Editorial Links :


    Quicklinks:

 


April 1 , 2009

Poitier To Fundraisers With Love

By Michele Donohue

Sidney Poitier thanked the audience at the Association of Fundraising Professionals international fundraising conference for all the work they do within the sector at Tuesday’s plenary session. Work that, without which, Poitier said the world would be “inhospitable, less humane and infinitely less hopeful than we need it to be for our mutual, ongoing survival.”
The 82-year old Academy Award-winning actor starred in films such as “Guess Who Is Coming To Dinner” and “To Sir, With Love.” He shared snapshots of his life and noted how philanthropy is intertwined in his youth before going on to share the silver screen with other movie legends, such as Spencer Tracy and James Gardner.  

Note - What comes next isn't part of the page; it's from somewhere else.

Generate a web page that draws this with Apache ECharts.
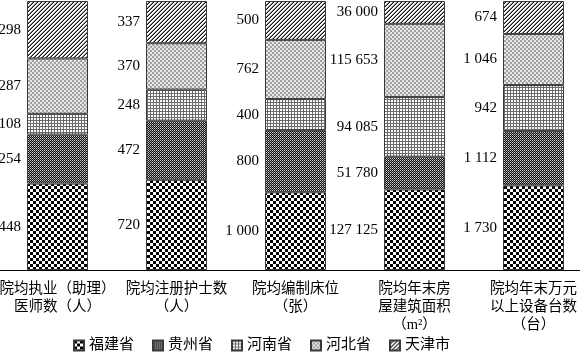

Poitier said trauma “impacted my life in every severity,” beginning at his birth. He was born two months prematurely in Miami, Florida and the family resigned to the fact that Poitier wouldn’t survive after birth. His own father visited an undertaker the next day. But Poitier’s mother, Evelyn, believed he would pull through.

After that experience, the family returned to their home of Cats Island in the Bahamas where Poitier’s parents were tomato farmers. Poitier, the last of seven children, grew up in a home with no electricity or running water.  He recounted tales of his childhood getting into scraps of trouble, such as stealing corn from a nearby farm with friends, and the discipline his mother tried to instill with her “whap, whap method,” according to Poitier.  “Bit-by-bit, one learns. Bit-by-bit, one pays,” he said.

Poitier was sent at age 15 to live in Miami with an older brother. By 17, he was in homeless in New York City and arrested for vagrancy for sleeping in Penn Station. It was after he was released that Poitier said he had one of his first experiences with philanthropy.

One of the officers followed Poitier after leaving the station and suggested he go to an orphanage run by Catholic nuns in Brooklyn and gave him some money. Poitier said he wished he could thank the officer for “not only for the 50 cents and the suggestion – but for what was in his heart when he followed me.” He stayed in the orphanage for two weeks and then decided to join the United States Army – and never was homeless again.

“Philanthropy has had a considerable impact on my life,” said Poitier. And it took different forms for him – from meals distributed from The American Red Cross to a waiter Poitier worked with at the same restaurant, who dedicated time after shifts to teach Poitier to read better.

Poitier encouraged fundraisers to preserver through the challenging economic time. “It doesn’t matter how many times you’ve been knockdown,” he said. “It matters what you do with your time after you get up.”